Depuis l’hiver

Au solstice d’un hiver qui s’annonce difficile, les mots de Valérie Lefebvre-Faucher résonnent comme un baume.

Texte—Valérie Lefebvre-Faucher
Illustrations—Florence Rivest

Mes ami·e·s,

Il y a longtemps que nous nous sommes vu·e·s, mais je pense à vous. Je rêve de vous rassembler autour d’une table de banquet-concert, avec vos nouvelles créations, nos enfants, nos parents, de la bouffe qui se partage, mais ça n’arrivera pas alors je vous écris.

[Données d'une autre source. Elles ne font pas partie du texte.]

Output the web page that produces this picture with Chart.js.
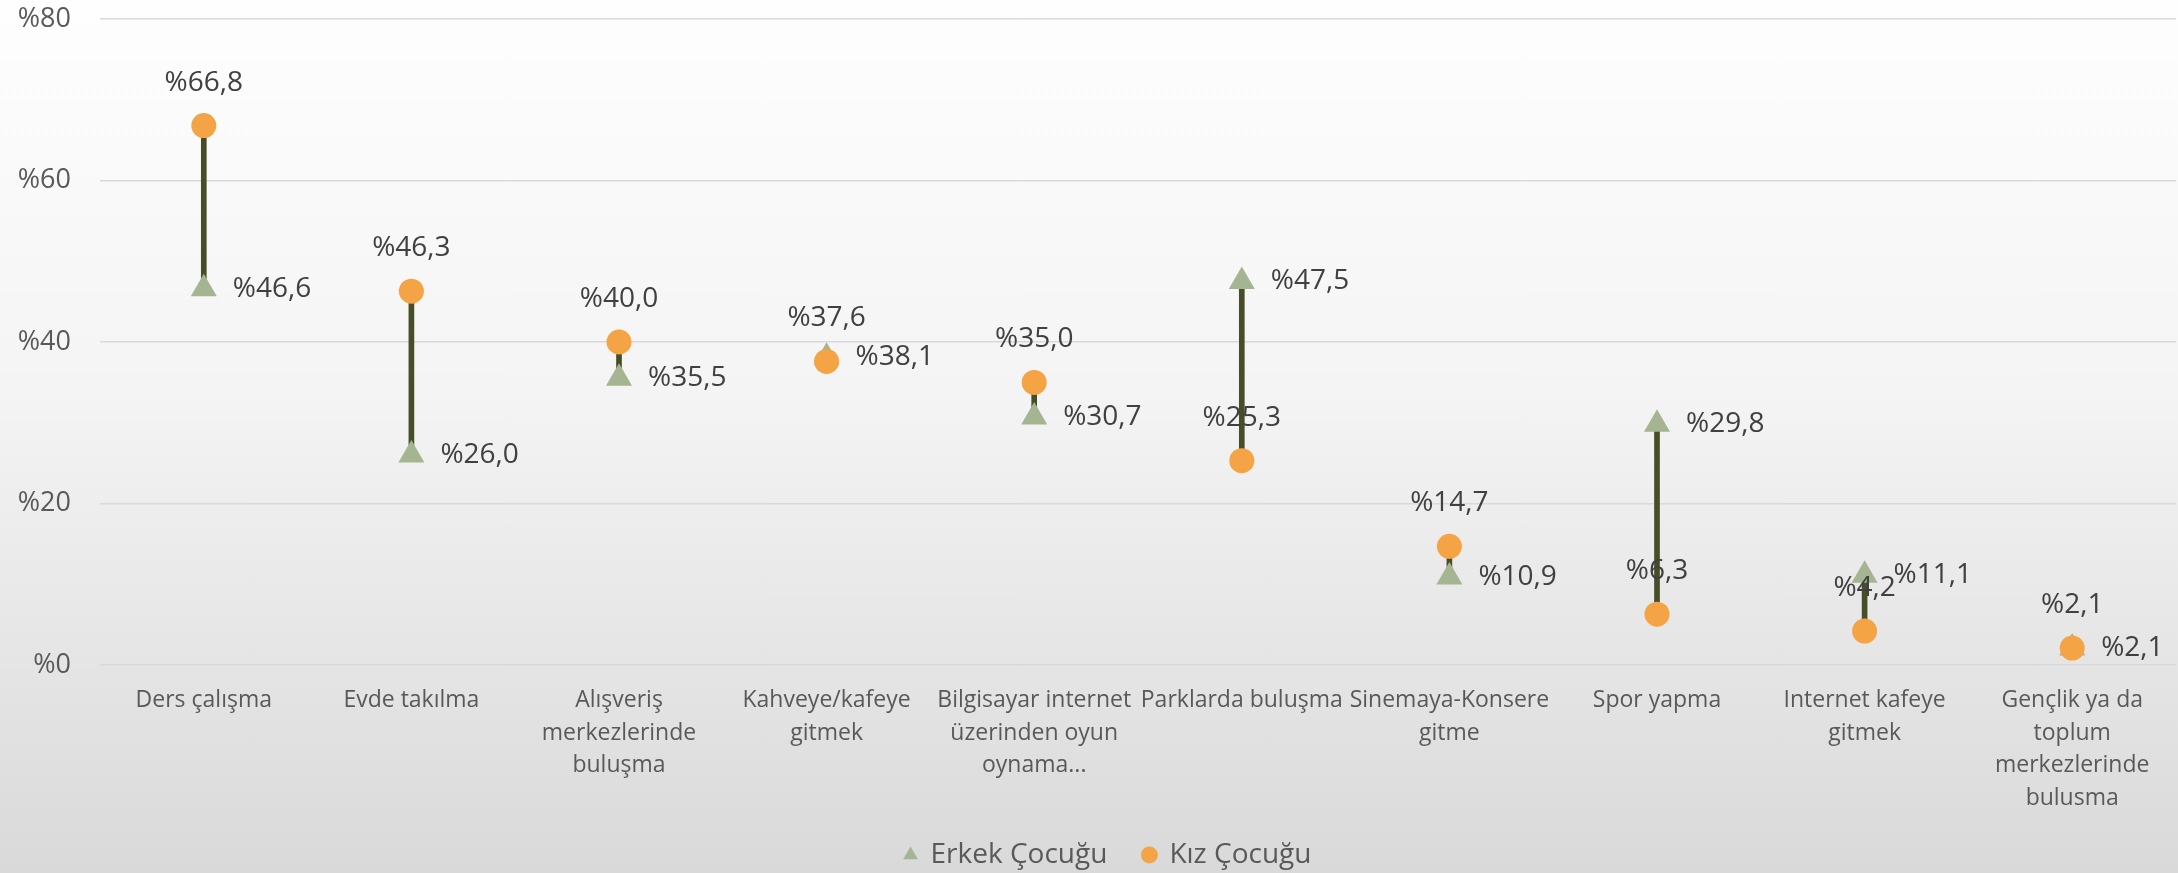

Je suis frappée de voir que vous êtes si nombreux·ses à donner des signes de détresse psychologique, une détresse que, pour plusieurs, je ne vous avais jamais vue avant cette année. J’ai envie de vous serrer dans mes bras et de vous emmener danser, ou marcher dans le bois. (D’autant plus que vous l’avez fait pour moi. Oui, d’habitude, c’est moi la fille sombre, qui a toujours une prophétie apocalyptique au coin des lèvres. D’habitude, c’est moi la fille anxieuse que vous réconfortez. Merci.) J’aimerais que par les mots nous soyons ensemble, votre tête se reposant sur mes phrases.

C’est vrai que cet hiver est sombre et terrifiant. C’est vrai que nous accumulons les deuils. Je ne suis pas spécialisée en psychologie, mais j’ai envie de vous parler de la manière dont je vis l’écoanxiété depuis si longtemps. (C’est plus une confidence qu’un conseil.)

Pour moi, cette anxiété est le versant souffrant d’un sentiment très profond de connexion avec le monde: nous sommes la nature. Nous ne sommes pas «interreliés», nous faisons partie.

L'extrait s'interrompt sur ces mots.